O nosso país costuma sobressair pelos piores motivos. No entanto, no que se refere aos transplantes de órgãos vitais, esse não é o caso. Com efeito, Portugal assume uma posição de destaque a nível mundial, chegando a liderar nas transplantações de fígado e de rim ex aequo com países como os E.U.A. Todos nos devíamos orgulhar disso. Porém, nem todos compartilham esse sentimento.
Por incrível que isso possa parecer é a própria tutela da Saúde, pela mão do ministro Paulo Macedo, que reprova tal performance e, a pretexto da redução de custos, pretende travar esta dinâmica de sucesso. A razão, enunciada em entrevista televisiva à TVI no passado dia um de setembro, surpreende pelo assombro: “é preciso perceber se o País pode sustentar o atual número de transplantes”. Tal afirmação, especialmente vinda de quem vem, é de uma enorme gravidade. Antes de mais pela mesquinhez da linguagem contabilística utilizada, quando estamos a falar de salvar vidas humanas. Não se trata de luxos, nem de mordomias ou futilidades. Trata-se de doentes que, sem este tratamento, terão uma qualidade de vida miserável e, a breve prazo, estarão condenados a morrer. Parece, por outro lado, evidente que, no domínio da saúde, a maior poupança que um país pode fazer é conseguir manter os seus cidadãos saudáveis. Como disse Fernando Macário, presidente da Sociedade Portuguesa de Transplantação, “O transplante não é uma despesa, mas um investimento na vida e na qualidade de vida.” (Visão, 8/9/11). Trata-se, portanto, de uma questão básica de sociabilidade e de civilização.
Podemos, ainda assim (e mesmo contra as evidências) pensar que Paulo Macedo está apenas a intentar um esforço diligente na salvaguarda do Serviço Nacional de Saúde. Mas será esta verdadeiramente uma prioridade a considerar? Não haverá muitas outras situações no SNS onde, sem prejuízo para os utentes, é possível minimizar custos? Ou será que toda esta área de intervenção é demasiado apetecível – dada a sua natureza vital – para continuar a ser assegurada, sem intuitos lucrativos, pelo Estado? É que, ao reduzir para metade o valor dos apoios para estas cirurgias (cujo pagamento, aliás, tem sido sucessivamente adiado), o Ministério da Saúde desresponsabiliza-se pela continuação, na quantidade e qualidade alcançadas, deste serviço, empurrando equipas médicas e doentes – aqueles que tenham rendimentos suficientes para isso, bem entendido – para o sector privado de saúde. As palavras de Fernando Macário não deixam, a este respeito, margem para dúvidas: “é preciso recompensar os profissionais que têm de manter uma enorme disponibilidade e um elevado grau de competências, sob pena de escaparem para os hospitais privados”. Tratar-se-á, afinal, de uma questão de discriminação social, o que não deixa de ser igualmente intolerável.

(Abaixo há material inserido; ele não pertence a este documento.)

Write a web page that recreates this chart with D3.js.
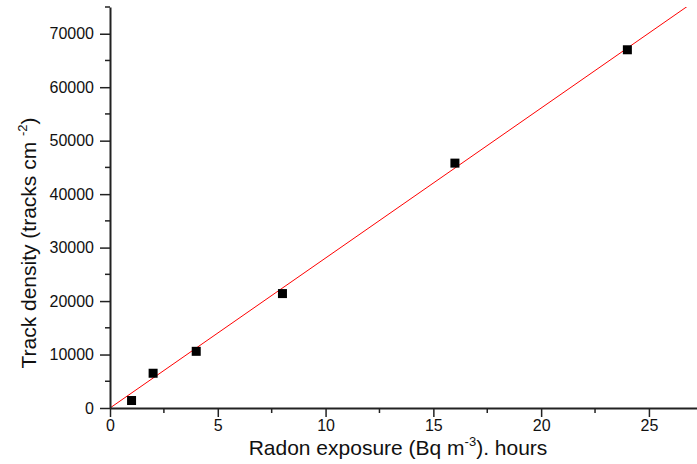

Na sequência das declarações de Paulo Macedo, os responsáveis máximos pela transplantação em Portugal apresentaram a sua demissão. Como alegou, na ocasião, João Pena, presidente demissionário da Autoridade para os Serviços de Sangue e Transplantação, “demiti-me porque não colaboro com uma pessoa que não tem respeito pela vida humana” (Expresso, 3/9/11), acrescentando, “não posso aceitar que o ministro seja indiferente à morte de pessoas em lista de espera”. E João Pena faz um apelo veemente: “Este senhor tem de ser posto fora; não pode estar a cuidar de doentes”.
Para José Sócrates as pessoas eram um enorme incómodo. Para o governo de Passos Coelho serão, pura e simplesmente, dispensáveis?